FIG. 1 is a plan view showing a pattern of metal wires designed according to a prior art. Wires 53 and 54 are in an upper layer and are connected to via-contacts 51 and 52, selectively. The via-contacts 51 and 52 are connected to wires 55 and 56 that are in a lower layer. FIG. 2 is a plan view showing metal wires manufactured according to the design of FIG. 1. FIG. 3 is a sectional view taken along a grid line V2 of FIG. 2. In FIGS. 1 and 2, the distance between adjacent grid lines indicates a minimum distance by which adjacent metal wires in each layer must be separated from each other. In FIG. 1, an end of each wire is square and is in contact with the whole surface of a via-contact. A mask formed according to the design of FIG. 1 also has a square shape for each wire end. During a lithography process, however, the optical proximity effect rounds each end of the wires 53 and 54 as shown in FIG. 2. The optical proximity effect may make the ends of the wires 53 and 54 recede in the arrow directions of FIG. 3, to reduce contact areas between the wires 53 and 54 and the via-contacts 51 and 52. In FIG. 3, dotted lines indicate designed ends of the wires 53 and 54.
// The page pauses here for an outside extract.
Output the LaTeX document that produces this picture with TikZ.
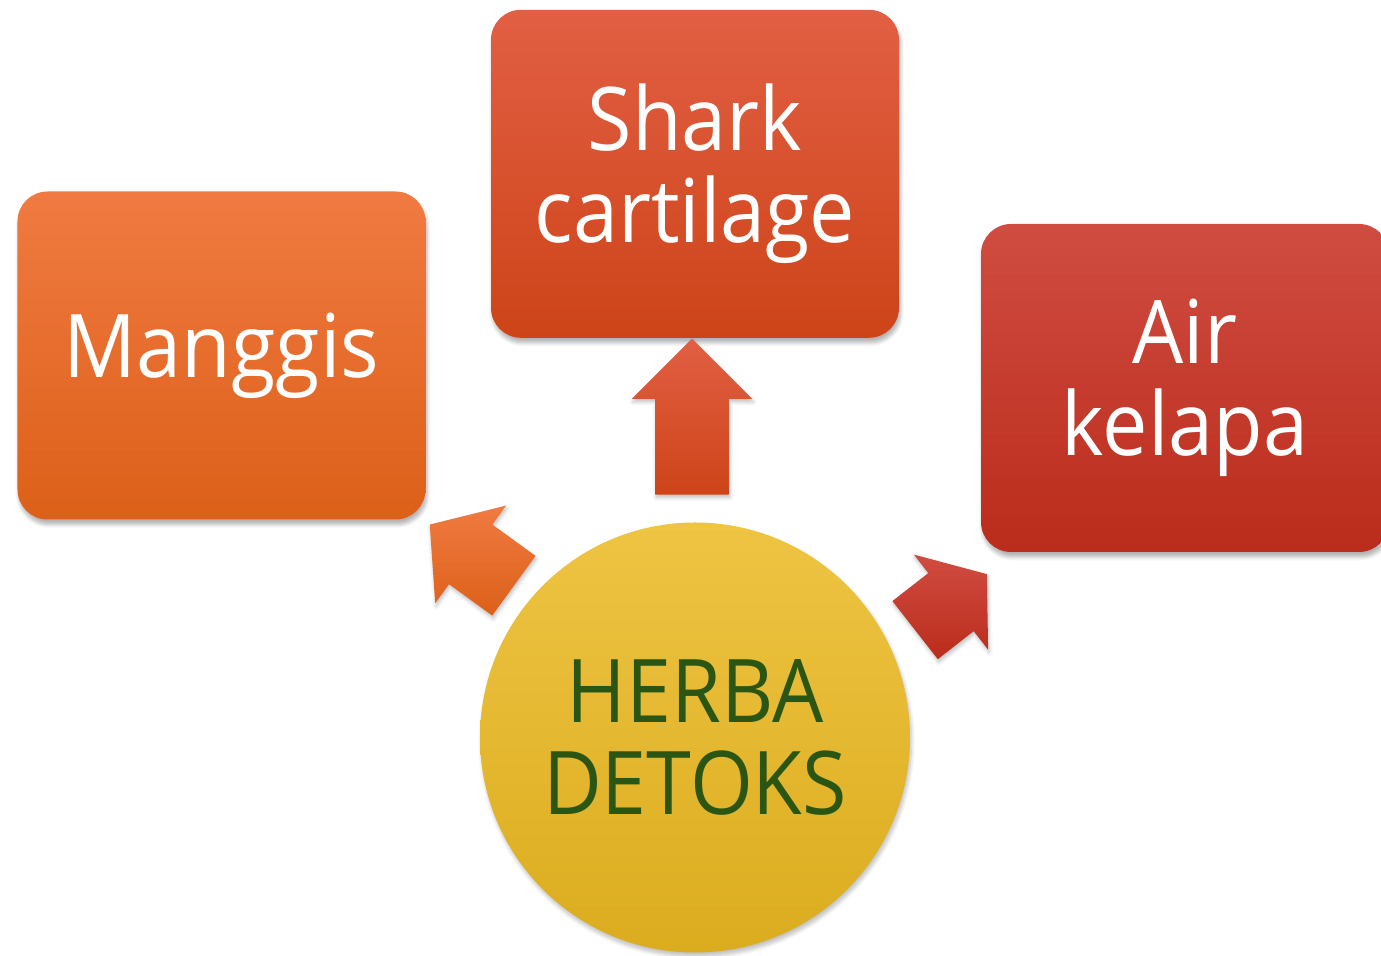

There is an OPC (optical proximity correction) technique to increase a contact area between a metal wire end and a via-contact. This technique corrects wire ends when preparing data to make a mask. For example, this technique provides a wire end with a supplementary fringe that extends in every direction around a via-contact. FIG. 4 shows a pattern of metal wires having supplementary fringes 58 and 59 to cover via-contacts 51 and 52 according to a prior art. The pattern of FIG. 4 is useful to form metal wires having no round ends and having proper contact areas between the wire ends and via-contacts.
The supplementary fringes 58 and 59, however, increase the width of each wire at via-contact greater than the width of the other part of the wire. It is necessary, therefore, to separate the adjacent via-contacts 51 and 52 from each other with a grid line H2 interposing between them. In addition, other wires or via-contacts must not be arranged on grid lines that are adjacent to the via-contacts 51 and 52 or the intervals of grid lines must be increased to accommodate the supplementary fringes 58 and 59. These conditions deteriorate the integration of metal wires in a semiconductor device.
The supplementary fringes also increase the quantity of design data, extend a mask data preparation time, and elongate a semiconductor device development time.